◆ Set task
Answer with nothing but a number: how many lines include the word "this"?

◇ ◇ ◇

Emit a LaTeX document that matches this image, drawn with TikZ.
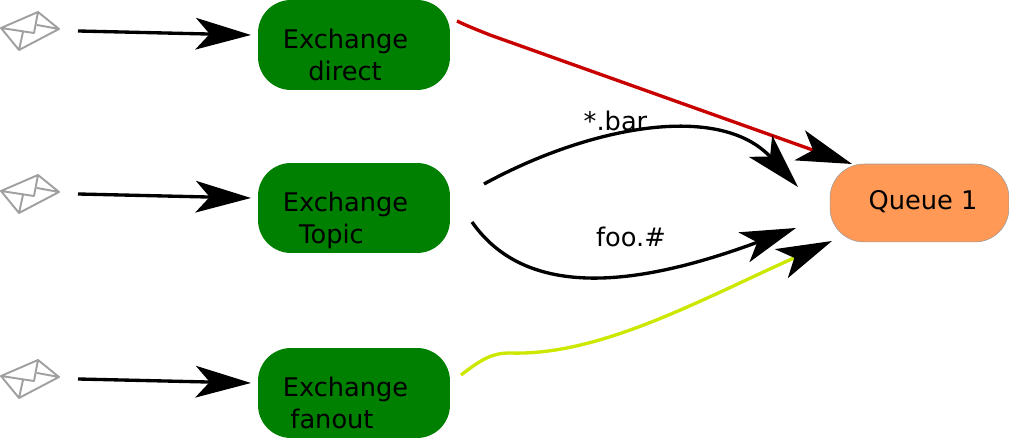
\documentclass[tikz,border=0pt]{standalone}
\usepackage{fontspec}
\setmainfont{DejaVu Sans}
\usetikzlibrary{arrows.meta}
\definecolor{boxgreen}{HTML}{008000}
\definecolor{queueorange}{HTML}{FF9955}
\definecolor{mailgray}{HTML}{A0A0A0}
\definecolor{bindred}{HTML}{C80000}
\definecolor{bindyellow}{HTML}{CCE800}

\tikzset{
  exchange/.style={fill=boxgreen, minimum width=3.84cm, minimum height=1.8cm, rounded corners=0.66cm, inner sep=0},
  queue/.style={fill=queueorange, draw=black!40, line width=0.3pt, minimum width=3.58cm, minimum height=1.56cm, rounded corners=0.68cm, inner sep=0},
  boxtext/.style={anchor=base, inner sep=0, font=\fontsize{14.6}{16}\selectfont},
  bind/.style={line width=1.9pt, line cap=butt},
  mail/.pic={
    \draw[mailgray, line width=1.1pt, line join=round] (1,16) -- (38,0) -- (59,17) -- (19,38) -- cycle
      (1,16) -- (34,21) -- (38,0)
      (37,13) -- (59,17)
      (23,20) -- (19,38);
  }
}

\begin{document}
\begin{tikzpicture}[>={Stealth[length=31.5pt, width=18pt, inset=8pt, black]}, x=0.02cm, y=-0.02cm]

\useasboundingbox (0,0) rectangle (1009,438);

\foreach \n/\y/\name/\tx in {1/0/direct/345, 2/163/Topic/331.5, 3/348/fanout/332}{
  \node[exchange] (ex\n) at (354,45+\y) {};
  \node[boxtext] (exa\n) at (345.5,48.5+\y) {Exchange};
  \node[boxtext] (exb\n) at (\tx,80.5+\y) {\name};
  \pic at (0,12+\y) {mail};
  \coordinate (in\n) at (78,31+\y);
  \coordinate (out\n) at (251,35+\y);
  \draw[->, bind] (in\n) -- (out\n);
}

\node[queue] (q1) at (919.5,203) {};
\node[boxtext] (qtext) at (923,209.5) {Queue 1};

\node[boxtext] (lbar) at (615.5,130.5) {*.bar};
\node[boxtext] (lfoo) at (631,246.5) {foo.\#};

\coordinate (rstart) at (457,21);
\coordinate (rend) at (852,164);
\coordinate (tstart) at (484,184);
\coordinate (tend) at (798,187);
\coordinate (fstart) at (472,222);
\coordinate (fend) at (796,228);
\coordinate (ystart) at (461,375);
\coordinate (yend) at (832,241);

\draw[->, bind, bindred] (rstart) .. controls (465,25) and (475,29) .. (490,35) -- (rend);
\draw[->, bind] (tstart) .. controls (590,126) and (720,102) .. (tend);
\draw[->, bind] (fstart) .. controls (530,305) and (650,282) .. (fend);
\draw[->, bind, bindyellow] (ystart) .. controls (482,359) and (492,353) .. (510,353) .. controls (600,356) and (700,300) .. (yend);

\end{tikzpicture}
\end{document}
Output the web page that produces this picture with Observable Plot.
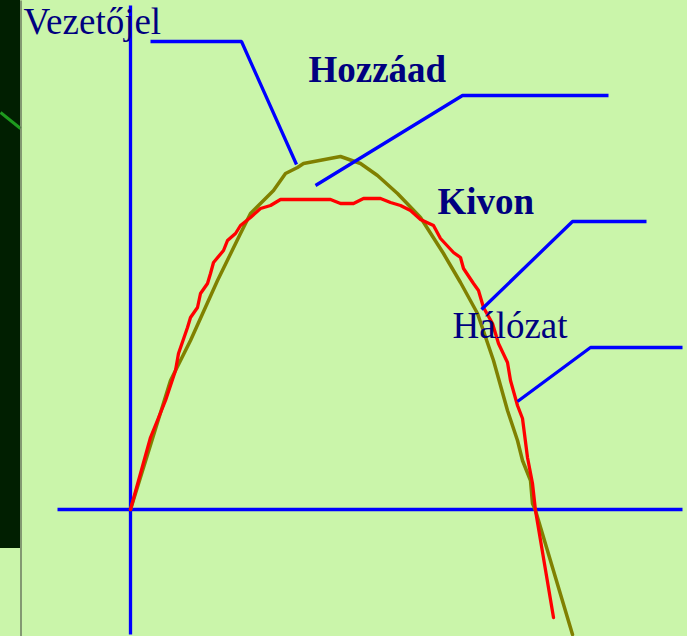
<!DOCTYPE html>
<html>
<head>
<meta charset="utf-8">
<script src="https://cdn.jsdelivr.net/npm/d3@7"></script>
<script src="https://cdn.jsdelivr.net/npm/@observablehq/plot@0.6"></script>
<style>
  html, body { margin: 0; padding: 0; background: #caf5aa; }
  #chart svg { display: block; }
</style>
</head>
<body>
<div id="chart"></div>
<script>
// Coordinates: origin at the axes crossing, units ≈ pixels in the reference
const olivePts = [
  [0,0],[40,129],[60,169],[87,229],[110,276],[120,296],[143,319],[155,336],
  [167,342],[173,346],[210,353],[230,346],[247,334],[267,316],[290,292],
  [313,256],[330,227],[347,196],[363,149],[377,99],[387,69],[392,49],
  [400,29],[402,6],[405,-1],[442,-125]
];
const redPts = [
  [0,0],[20,72],[35,109],[45,139],[48,156],[57,182],[60,192],[67,202],[70,216],
  [77,226],[80,236],[83,247],[93,259],[97,269],[105,276],[110,284],[120,292],
  [130,301],[140,304],[150,310],[200,310],[210,306],[223,306],[233,311],
  [250,311],[260,307],[270,304],[280,299],[290,290],[303,284],[310,271],
  [323,257],[330,252],[333,241],[343,226],[348,219],[353,202],[362,186],
  [368,166],[377,147],[380,129],[387,104],[392,91],[397,52],[402,26],
  [405,-1],[423,-108]
];
const axisV = [[0,504],[0,-125]];
const axisH = [[-73,0],[552,0]];
const leaderVezetojel = [[20,468],[111,468],[166,345]];
const leaderHozzaad = [[478,414],[332,414],[185,324]];
const leaderKivon = [[516,288],[442,288],[351,200]];
const leaderHalozat = [[552,162],[460,162],[387,108]];
const labels = [
  {text: "Vezetőjel", x: -107, y: 476, bold: false},
  {text: "Hozzáad", x: 178, y: 428, bold: true},
  {text: "Kivon", x: 307, y: 296, bold: true},
  {text: "Hálózat", x: 322, y: 172, bold: false}
];
const darkStrip = [{x1: -130, x2: -110, y1: -39, y2: 509}];
const stripAccent = [[-130,397],[-110,381]];
const stripEdge = [[-109.5,509],[-109.5,-127]];

const blue = "#0000ff";
const chart = Plot.plot({
  width: 687,
  height: 636,
  margin: 0,
  x: {domain: [-130, 557], range: [0, 687], axis: null},
  y: {domain: [-127, 509], range: [636, 0], axis: null},
  style: {background: "#caf5aa", fontFamily: "'Liberation Serif', 'Times New Roman', serif"},
  marks: [
    Plot.rect(darkStrip, {x1: "x1", x2: "x2", y1: "y1", y2: "y2", fill: "#011f01"}),
    Plot.line(stripAccent, {stroke: "#1e9a1e", strokeWidth: 3, strokeLinecap: "butt"}),
    Plot.line(stripEdge, {stroke: "#6b7a5f", strokeWidth: 1.5, strokeLinecap: "butt"}),
    Plot.line(axisV, {stroke: blue, strokeWidth: 3.3, strokeLinecap: "butt"}),
    Plot.line(axisH, {stroke: blue, strokeWidth: 3.3, strokeLinecap: "butt"}),
    Plot.line(olivePts, {stroke: "#808000", strokeWidth: 3.5, curve: "linear"}),
    Plot.line(redPts, {stroke: "#ff0000", strokeWidth: 3.3, curve: "linear"}),
    Plot.line(leaderVezetojel, {stroke: blue, strokeWidth: 3.3, strokeLinecap: "butt", strokeLinejoin: "miter"}),
    Plot.line(leaderHozzaad, {stroke: blue, strokeWidth: 3.3, strokeLinecap: "butt", strokeLinejoin: "miter"}),
    Plot.line(leaderKivon, {stroke: blue, strokeWidth: 3.3, strokeLinecap: "butt", strokeLinejoin: "miter"}),
    Plot.line(leaderHalozat, {stroke: blue, strokeWidth: 3.3, strokeLinecap: "butt", strokeLinejoin: "miter"}),
    Plot.text(labels.filter(d => !d.bold), {x: "x", y: "y", text: "text", textAnchor: "start", lineAnchor: "bottom", fontSize: 37, fill: "#000080"}),
    Plot.text(labels.filter(d => d.bold), {x: "x", y: "y", text: "text", textAnchor: "start", lineAnchor: "bottom", fontSize: 37, fontWeight: "bold", fill: "#000080"})
  ]
});
document.getElementById("chart").appendChild(chart);
</script>
</body>
</html>
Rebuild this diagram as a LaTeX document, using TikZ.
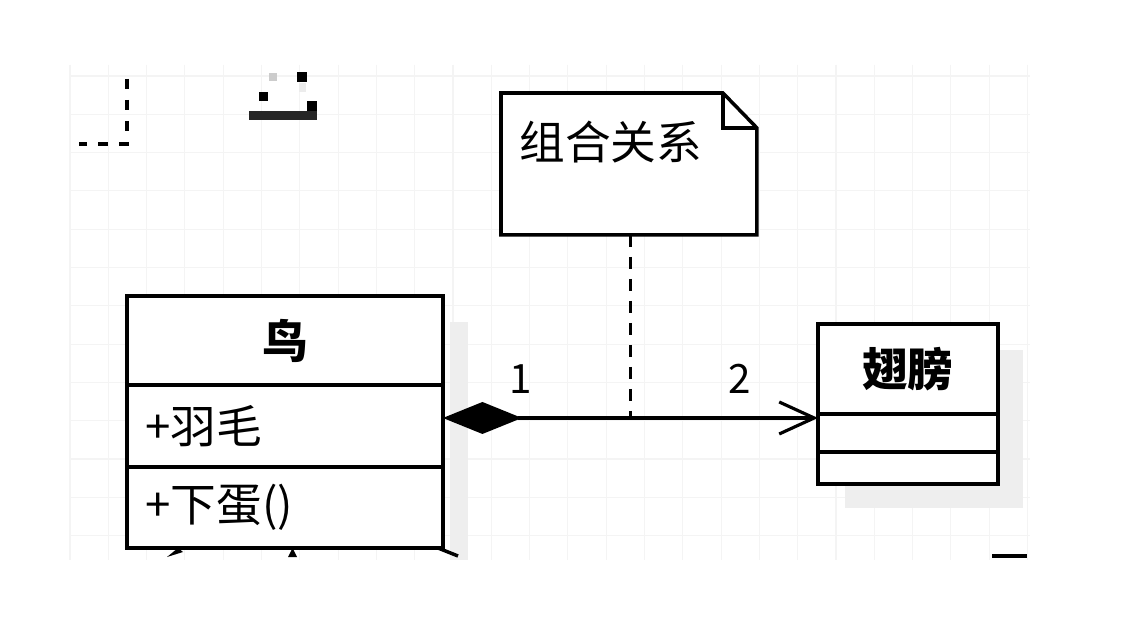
\documentclass[tikz,border=0pt]{standalone}
\usepackage{fontspec}
\setmainfont{Noto Sans CJK SC}
\usetikzlibrary{arrows.meta}

\tikzset{
    umlline/.style={line width=2pt},
    classpart/.style={draw, line width=2pt, fill=white, inner sep=0pt, outer sep=0pt, anchor=north west},
    classtitle/.style={classpart, font=\bfseries\fontsize{26}{30}\selectfont},
    membertext/.style={anchor=west, inner sep=0pt, font=\fontsize{26}{30}\selectfont},
    multtext/.style={inner sep=0pt, font=\fontsize{23}{26}\selectfont},
    gridline/.style={gray!9, line width=0.6pt},
    shadowbox/.style={fill=gray!13, draw=none},
    notelink/.style={line width=1.7pt, dash pattern=on 0.24cm off 0.2cm},
    compose/.style={line width=1.8pt, {Diamond[length=1.58cm,width=0.64cm]}-{Straight Barb[length=0.7cm,width=0.64cm]}}
}

\begin{document}
\begin{tikzpicture}[x=0.02cm, y=-0.02cm]
    \useasboundingbox[fill=white] (0,0) rectangle (1147,618);

    % Draw the grid
    \foreach \gx in {0,...,25}
        \draw[gridline] ({70+38.3*\gx},65) -- ({70+38.3*\gx},560);
    \foreach \gy in {1,...,13}
        \draw[gridline] (70,{37.7+38.3*\gy}) -- (1030,{37.7+38.3*\gy});

    % Cut-off pieces at the top
    \draw[umlline, dash pattern=on 0.2cm off 0.22cm] (127,79) -- (127,144) -- (79,144);
    \fill[gray!40] (269,73) rectangle (277,81);
    \fill[black] (297,72) rectangle (307,82);
    \fill[black] (259,92) rectangle (268,101);
    \fill[gray!15] (299,83) rectangle (306,92);
    \fill[black!85] (249,111) rectangle (317,120);
    \fill[black] (307,101) rectangle (317,111);

    % Shadows
    \fill[shadowbox] (450,322) rectangle (468,560);
    \fill[shadowbox] (845,350) rectangle (1023,508);

    % Class: bird
    \node[classtitle, minimum width=6.32cm, minimum height=1.78cm] (bird) at (127,296) {鸟};
    \node[classpart, minimum width=6.32cm, minimum height=1.64cm] (feather) at (bird.south west) {};
    \node[classpart, minimum width=6.32cm, minimum height=1.62cm] (layegg) at (feather.south west) {};
    \node[membertext] (feathertext) at ([xshift=0.36cm]feather.west) {+羽毛};
    \node[membertext] (layeggtext) at ([xshift=0.36cm]layegg.west) {+下蛋()};

    % Class: wing
    \node[classtitle, minimum width=3.6cm, minimum height=1.8cm] (wing) at (818,324) {翅膀};
    \node[classpart, minimum width=3.6cm, minimum height=0.76cm] (wingattr) at (wing.south west) {};
    \node[classpart, minimum width=3.6cm, minimum height=0.64cm] (wingop) at (wingattr.south west) {};

    % Note
    \node[minimum width=5.12cm, minimum height=2.84cm, inner sep=0pt, outer sep=0pt, anchor=north west] (note) at (501,93) {};
    \draw[umlline, fill=white] (note.north west) -- ([xshift=-0.68cm]note.north east)
        -- ([yshift=-0.7cm]note.north east) -- (note.south east) -- (note.south west) -- cycle;
    \draw[umlline] ([xshift=-0.68cm]note.north east) -- ([xshift=-0.68cm,yshift=-0.7cm]note.north east)
        -- ([yshift=-0.7cm]note.north east);
    \node[membertext] (notetext) at (519,142) {组合关系};

    % Composition
    \coordinate (wingport) at ([yshift=-0.08cm]wing.south west);
    \coordinate (linkpoint) at ([xshift=0.04cm]note.south |- wingport);
    \draw[notelink] ([xshift=0.04cm]note.south) -- (linkpoint);
    \draw[compose] (feather.east |- wingport) -- (wingport);
    \node[multtext] (multone) at (521,379) {1};
    \node[multtext] (multtwo) at (740,379) {2};

    % Cut-off arrow tips below
    \fill[black] (167,557) -- (178,548) -- (183,552) -- cycle;
    \fill[black] (288,557) -- (292.5,548) -- (297,557) -- cycle;
    \draw[umlline] (438,548) -- (458,556);
    \draw[umlline] (992,556) -- (1027,556);
\end{tikzpicture}
\end{document}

◇ ◇ ◇

◆ Solution to the problem
3